What sets this release apart — at least based on everything that has been made public — is the degree to which Ford appears to have treated the collaboration as a real project rather than a marketing obligation. The back-and-forth with Lumsden, the transatlantic sample shipments, the personal approval of the final cask selection — these are not the hallmarks of someone who sent in a brief and let the brand handle the rest.
Dr. Lumsden, for his part, was clearly invested in making the whisky something worthy of the distillery's reputation. "We knew Harrison was a whisky lover even before he arrived at Glenmorangie," he said, "so I was thrilled to make him an honorary member of our whisky creation team as we went about creating his very own whisky."
That matters.
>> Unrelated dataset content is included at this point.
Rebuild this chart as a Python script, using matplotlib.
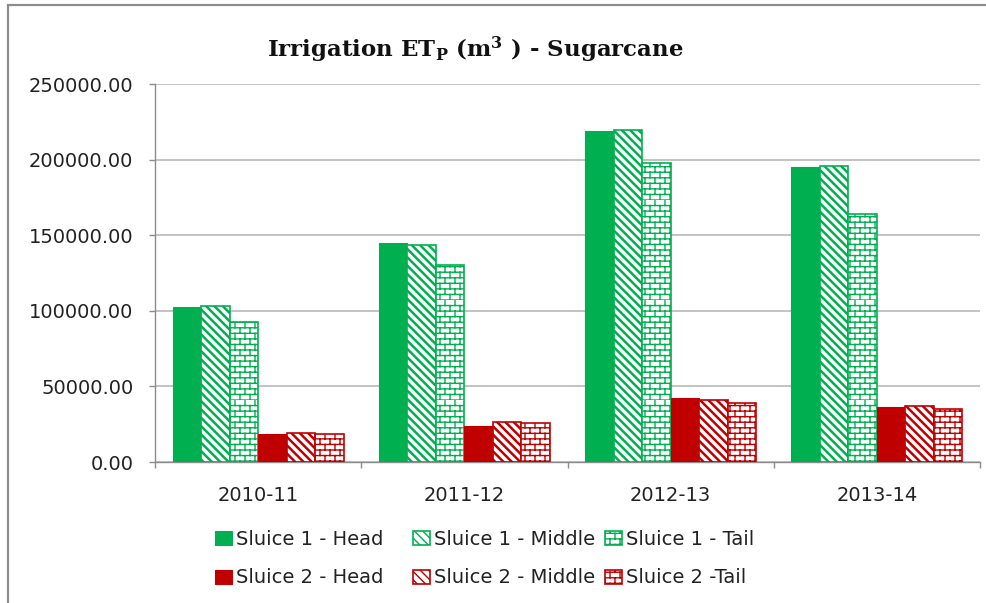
import warnings
import numpy as np
import matplotlib
matplotlib.use('Agg')
import matplotlib.pyplot as plt
import matplotlib.hatch as mhatch
from matplotlib.path import Path
from matplotlib.patches import Rectangle
from matplotlib.ticker import FormatStrFormatter, FixedLocator

warnings.filterwarnings('ignore')

# ================= DATA =================
years = ['2010-11', '2011-12', '2012-13', '2013-14']
s1_head = [102700, 144600, 219000, 194900]
s1_middle = [103400, 143700, 219500, 195800]
s1_tail = [92800, 130100, 198000, 163800]
s2_head = [18500, 24000, 42100, 36600]
s2_middle = [19200, 26700, 41200, 37000]
s2_tail = [18300, 26000, 39000, 35000]

GREEN = '#00B050'
RED = '#C00000'


# brick hatch ('b') -- matplotlib has no brick pattern built in
class BrickHatch(mhatch.HatchPatternBase):
    def __init__(self, hatch, density):
        self.rows = 18 if 'b' in hatch else 0
        self.cols = 10
        self.num_vertices = self.rows * (self.cols + 1) * 2

    def set_vertices_and_codes(self, vertices, codes):
        k = 0
        for i in range(self.rows):
            y0 = i / self.rows
            y1 = (i + 1) / self.rows
            vertices[k] = (0, y0)
            vertices[k + 1] = (1, y0)
            k += 2
            for j in range(self.cols):
                xx = (j + 0.5 * (i % 2)) / self.cols
                vertices[k] = (xx, y0)
                vertices[k + 1] = (xx, y1)
                k += 2
        codes[0::2] = Path.MOVETO
        codes[1::2] = Path.LINETO


mhatch._hatch_types.append(BrickHatch)

plt.rcParams['font.family'] = ['DejaVu Sans']
plt.rcParams['mathtext.fontset'] = 'custom'
plt.rcParams['mathtext.rm'] = 'DejaVu Serif:bold'
plt.rcParams['mathtext.it'] = 'DejaVu Serif:bold'
plt.rcParams['mathtext.bf'] = 'DejaVu Serif:bold'

fig = plt.figure(figsize=(9.86, 6.03), dpi=100)
ax = fig.add_axes([155 / 986, 1 - 462 / 603, 825 / 986, 378 / 603])

x = np.arange(len(years))
w = 0.138
series = [
    (s1_head, GREEN, None, 'Sluice 1 - Head', 0.0),
    (s1_middle, GREEN, r'\\\\', 'Sluice 1 - Middle', 1.8),
    (s1_tail, GREEN, 'b', 'Sluice 1 - Tail', 1.0),
    (s2_head, RED, None, 'Sluice 2 - Head', 0.0),
    (s2_middle, RED, r'\\\\', 'Sluice 2 - Middle', 1.8),
    (s2_tail, RED, 'b', 'Sluice 2 -Tail', 1.0),
]
bars = []
for i, (vals, col, hatch, lab, hlw) in enumerate(series):
    plt.rcParams['hatch.linewidth'] = hlw if hlw else 1.0
    if hatch is None:
        b = ax.bar(x + (i - 2.5) * w, vals, w, color=col, edgecolor=col,
                   linewidth=0.8, label=lab, zorder=3)
    else:
        b = ax.bar(x + (i - 2.5) * w, vals, w, color='white', edgecolor=col,
                   linewidth=1.2, hatch=hatch, label=lab, zorder=3)
        for p in b:
            if hasattr(p, 'set_hatch_linewidth'):
                p.set_hatch_linewidth(hlw)
    bars.append(b)

ax.set_xlim(-0.5, len(years) - 0.5)
ax.set_ylim(0, 250000)
ax.set_yticks(np.arange(0, 250001, 50000))
ax.yaxis.set_major_formatter(FormatStrFormatter('%.2f'))
ax.set_xticks(x)
ax.set_xticklabels(years)
ax.xaxis.set_minor_locator(FixedLocator(np.arange(-0.5, len(years), 1.0)))

ax.grid(axis='y', color='#B3B3B3', linewidth=1.1, zorder=0)
ax.set_axisbelow(True)
for s in ['top', 'right']:
    ax.spines[s].set_visible(False)
for s in ['left', 'bottom']:
    ax.spines[s].set_color('#8C8C8C')
    ax.spines[s].set_linewidth(1.0)

ax.tick_params(axis='y', length=4.5, width=1.0, color='#8C8C8C', pad=11,
               labelsize=14, labelcolor='#222222')
ax.tick_params(axis='x', which='major', length=0, pad=17, labelsize=14,
               labelcolor='#222222')
ax.tick_params(axis='x', which='minor', length=4.5, width=1.0, color='#8C8C8C')

fig.text(475 / 986, 1 - 50 / 603,
         r'Irrigation ET$_{\mathrm{P}}$ (m$^{3}$ ) - Sugarcane',
         ha='center', va='center', fontsize=16.5, fontweight='bold',
         family='DejaVu Serif', color='#111111')

# legend: one small legend per column so the columns sit where Excel put them
col_x = [215, 413, 605]
for c in range(3):
    fig.legend([bars[c], bars[c + 3]], [series[c][3], series[c + 3][3]],
               loc='upper left', bbox_to_anchor=(col_x[c] / 986, 1 - 530 / 603),
               ncol=1, frameon=False, fontsize=14, handlelength=0.85,
               handleheight=0.75, handletextpad=0.25,
               labelspacing=1.0, borderpad=0, borderaxespad=0,
               labelcolor='#222222')

# outer chart border (cut off on the right and bottom in the reference)
fig.add_artist(Rectangle((8 / 986, -0.1), 1.2, 1.1 - 5 / 603,
                         transform=fig.transFigure, fill=False,
                         edgecolor='#8C8C8C', linewidth=1.6))

fig.savefig('out.png', dpi=100)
Glenmorangie has spent decades building a name for quality single malt production. Putting out a substandard product with a famous name attached would do more damage than the partnership is worth. The fact that Lumsden leaned into Ford's specific preferences — that desire for elegance tempered by a little edge — and built a cask strategy around it suggests this was a genuinely technical exercise, not just a marketing stunt dressed up as one.
Limited Edition Means What It Says
The bottle is being released as a limited edition, which in practical terms means that once it sells through, it is gone. That combination — a credible distillery, a genuinely involved celebrity collaborator, a well-constructed flavor profile, and limited availability — tends to generate the kind of demand that moves product fast.
For collectors, it is an obvious addition to the shelf. For drinkers, the tasting notes suggest something that holds its own regardless of whose face is attached to it. And for anyone who grew up watching Harrison Ford outrun imperial officers, out-drink rivals in smoky cantinas, and outmaneuver everyone around him for about four decades of film — there is something fitting about the man eventually channeling all of that into a bottle of Highland Scotch.
He found a whisky that is, by his own account, everything he wants. That is a pretty good endorsement from a man who has never been shy about knowing what he wants.